§ **Records for processing**
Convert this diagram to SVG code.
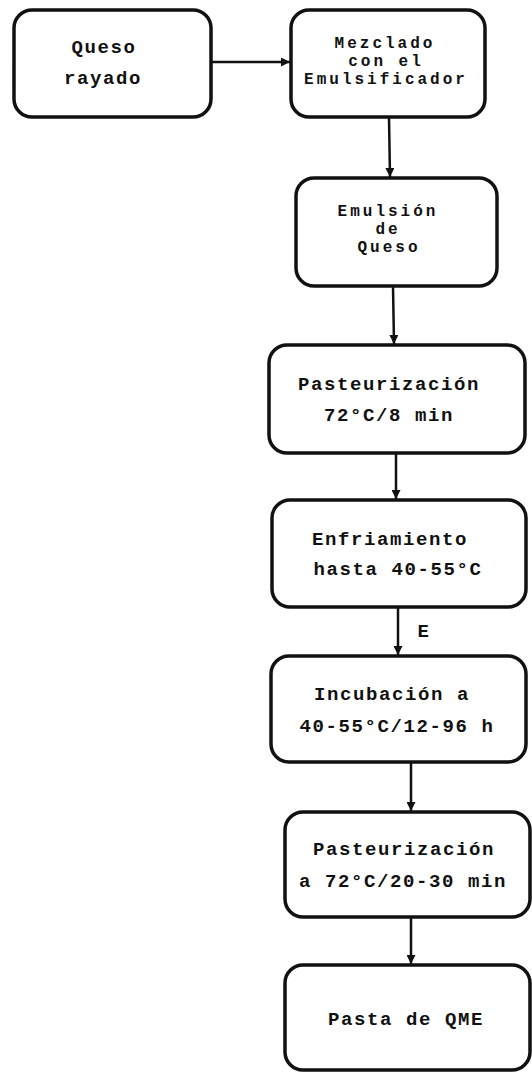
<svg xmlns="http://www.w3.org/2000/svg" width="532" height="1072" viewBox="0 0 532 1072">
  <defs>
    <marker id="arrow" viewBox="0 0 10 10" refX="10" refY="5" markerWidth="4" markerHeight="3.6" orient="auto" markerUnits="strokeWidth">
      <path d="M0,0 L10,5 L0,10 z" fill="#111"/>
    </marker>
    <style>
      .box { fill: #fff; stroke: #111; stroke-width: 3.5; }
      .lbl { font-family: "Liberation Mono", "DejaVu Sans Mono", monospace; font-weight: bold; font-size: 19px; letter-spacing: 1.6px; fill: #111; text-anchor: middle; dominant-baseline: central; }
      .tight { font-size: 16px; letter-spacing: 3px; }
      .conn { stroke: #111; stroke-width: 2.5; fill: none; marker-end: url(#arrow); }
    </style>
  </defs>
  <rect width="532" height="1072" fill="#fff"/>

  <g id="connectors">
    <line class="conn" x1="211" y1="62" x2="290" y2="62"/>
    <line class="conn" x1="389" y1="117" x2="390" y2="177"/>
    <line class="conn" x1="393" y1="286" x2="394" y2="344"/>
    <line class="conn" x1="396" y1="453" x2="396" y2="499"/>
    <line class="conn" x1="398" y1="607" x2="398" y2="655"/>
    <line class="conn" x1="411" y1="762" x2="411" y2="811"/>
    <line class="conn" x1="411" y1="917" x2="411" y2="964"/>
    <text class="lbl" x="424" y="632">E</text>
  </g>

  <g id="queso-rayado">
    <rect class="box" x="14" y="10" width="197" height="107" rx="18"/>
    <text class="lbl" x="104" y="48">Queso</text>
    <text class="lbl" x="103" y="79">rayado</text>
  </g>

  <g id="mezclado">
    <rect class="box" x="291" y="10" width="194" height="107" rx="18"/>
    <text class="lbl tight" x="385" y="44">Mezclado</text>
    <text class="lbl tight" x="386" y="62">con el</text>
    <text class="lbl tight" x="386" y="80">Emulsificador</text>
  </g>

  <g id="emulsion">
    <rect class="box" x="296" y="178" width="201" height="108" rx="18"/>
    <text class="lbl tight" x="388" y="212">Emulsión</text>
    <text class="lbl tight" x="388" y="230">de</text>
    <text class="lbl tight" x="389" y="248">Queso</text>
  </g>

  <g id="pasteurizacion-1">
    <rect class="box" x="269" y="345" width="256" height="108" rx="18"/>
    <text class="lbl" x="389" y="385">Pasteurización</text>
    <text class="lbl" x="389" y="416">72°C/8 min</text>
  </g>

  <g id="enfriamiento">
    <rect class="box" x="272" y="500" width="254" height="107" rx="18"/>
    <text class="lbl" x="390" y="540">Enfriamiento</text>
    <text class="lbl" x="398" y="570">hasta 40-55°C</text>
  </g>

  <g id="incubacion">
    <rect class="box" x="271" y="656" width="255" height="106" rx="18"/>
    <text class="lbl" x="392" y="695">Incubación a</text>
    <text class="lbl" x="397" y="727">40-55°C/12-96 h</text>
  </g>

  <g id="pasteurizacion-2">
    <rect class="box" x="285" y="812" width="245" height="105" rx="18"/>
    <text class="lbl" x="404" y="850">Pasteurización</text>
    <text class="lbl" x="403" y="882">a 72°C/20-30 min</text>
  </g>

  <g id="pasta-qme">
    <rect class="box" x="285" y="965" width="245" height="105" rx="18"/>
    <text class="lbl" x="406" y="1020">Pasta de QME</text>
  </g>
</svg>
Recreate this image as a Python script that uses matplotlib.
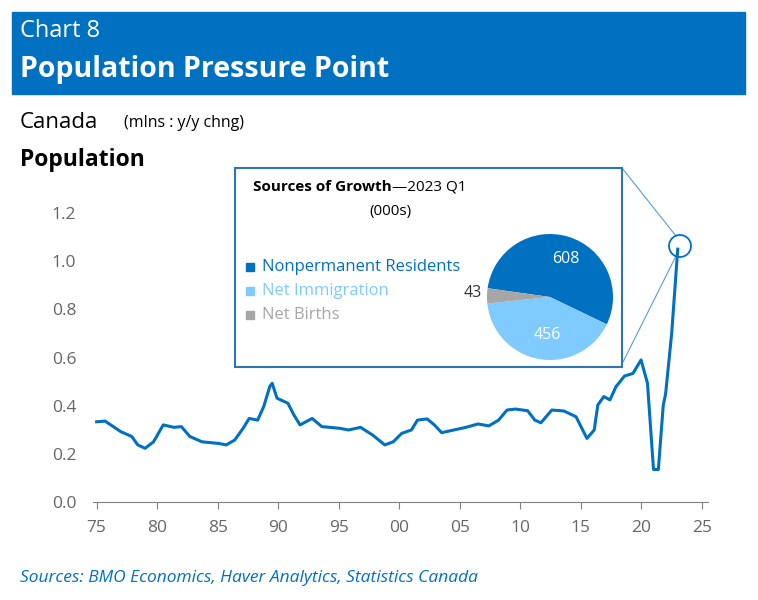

§ **Objective**
Transcribe the full listing character for character. Pictures are excluded.

§ **Result below**
Convert this diagram to SVG code.
<svg xmlns="http://www.w3.org/2000/svg" width="532" height="1072" viewBox="0 0 532 1072">
  <defs>
    <marker id="arrow" viewBox="0 0 10 10" refX="10" refY="5" markerWidth="4" markerHeight="3.6" orient="auto" markerUnits="strokeWidth">
      <path d="M0,0 L10,5 L0,10 z" fill="#111"/>
    </marker>
    <style>
      .box { fill: #fff; stroke: #111; stroke-width: 3.5; }
      .lbl { font-family: "Liberation Mono", "DejaVu Sans Mono", monospace; font-weight: bold; font-size: 19px; letter-spacing: 1.6px; fill: #111; text-anchor: middle; dominant-baseline: central; }
      .tight { font-size: 16px; letter-spacing: 3px; }
      .conn { stroke: #111; stroke-width: 2.5; fill: none; marker-end: url(#arrow); }
    </style>
  </defs>
  <rect width="532" height="1072" fill="#fff"/>

  <g id="connectors">
    <line class="conn" x1="211" y1="62" x2="290" y2="62"/>
    <line class="conn" x1="389" y1="117" x2="390" y2="177"/>
    <line class="conn" x1="393" y1="286" x2="394" y2="344"/>
    <line class="conn" x1="396" y1="453" x2="396" y2="499"/>
    <line class="conn" x1="398" y1="607" x2="398" y2="655"/>
    <line class="conn" x1="411" y1="762" x2="411" y2="811"/>
    <line class="conn" x1="411" y1="917" x2="411" y2="964"/>
    <text class="lbl" x="424" y="632">E</text>
  </g>

  <g id="queso-rayado">
    <rect class="box" x="14" y="10" width="197" height="107" rx="18"/>
    <text class="lbl" x="104" y="48">Queso</text>
    <text class="lbl" x="103" y="79">rayado</text>
  </g>

  <g id="mezclado">
    <rect class="box" x="291" y="10" width="194" height="107" rx="18"/>
    <text class="lbl tight" x="385" y="44">Mezclado</text>
    <text class="lbl tight" x="386" y="62">con el</text>
    <text class="lbl tight" x="386" y="80">Emulsificador</text>
  </g>

  <g id="emulsion">
    <rect class="box" x="296" y="178" width="201" height="108" rx="18"/>
    <text class="lbl tight" x="388" y="212">Emulsión</text>
    <text class="lbl tight" x="388" y="230">de</text>
    <text class="lbl tight" x="389" y="248">Queso</text>
  </g>

  <g id="pasteurizacion-1">
    <rect class="box" x="269" y="345" width="256" height="108" rx="18"/>
    <text class="lbl" x="389" y="385">Pasteurización</text>
    <text class="lbl" x="389" y="416">72°C/8 min</text>
  </g>

  <g id="enfriamiento">
    <rect class="box" x="272" y="500" width="254" height="107" rx="18"/>
    <text class="lbl" x="390" y="540">Enfriamiento</text>
    <text class="lbl" x="398" y="570">hasta 40-55°C</text>
  </g>

  <g id="incubacion">
    <rect class="box" x="271" y="656" width="255" height="106" rx="18"/>
    <text class="lbl" x="392" y="695">Incubación a</text>
    <text class="lbl" x="397" y="727">40-55°C/12-96 h</text>
  </g>

  <g id="pasteurizacion-2">
    <rect class="box" x="285" y="812" width="245" height="105" rx="18"/>
    <text class="lbl" x="404" y="850">Pasteurización</text>
    <text class="lbl" x="403" y="882">a 72°C/20-30 min</text>
  </g>

  <g id="pasta-qme">
    <rect class="box" x="285" y="965" width="245" height="105" rx="18"/>
    <text class="lbl" x="406" y="1020">Pasta de QME</text>
  </g>
</svg>
Recreate this image as a Python script that uses matplotlib.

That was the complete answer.